Armed police earlier fanned out across the Jungle as the operation got under way.

Interior Ministry spokesman Pierre-Henry Brandet said that authorities had not needed to use force and that the large police presence at the camp was just for security.

Aid workers went from tent to tent, urging migrants to leave the camp before heavy machinery is rolled in to start the demolition. 

French President Francois Hollande announced last month that the camp will close before winter, with its estimated 6,500 inhabitants dispersed around the country.

The site has become a symbol of his government's failure to tackle Europe's migrant crisis and a target of criticism from conservative and far-right rivals seeking to unseat him.

 

An emergency legal bid by several aid groups to delay the closure of the Jungle camp was rejected by a court in Lille earlier last week.
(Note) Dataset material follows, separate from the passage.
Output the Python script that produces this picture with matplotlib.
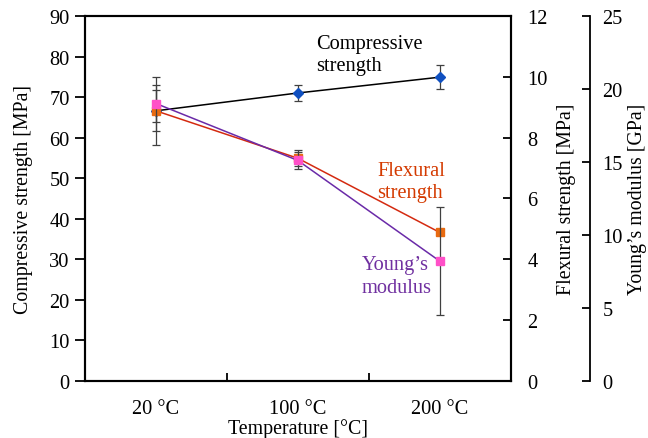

Despite efforts to reduce numbers by dismantling the slum's southern section earlier this year, migrants from countries including Sudan, Syria and Eritrea returned to the camp.

The Jungle closure plan will see people being held at more than 160 reception centres in regions across France for up to four months while authorities investigate their cases.

Those who do not seek asylum will be deported. The move has prompted vehement protests from many local conservative and far-right politicians, saying they fear the consequences of having migrants in their towns.

But Mr Hollande has sought to adopt a stronger stance and called for more solidarity amid the chaos that has gone on around the camp.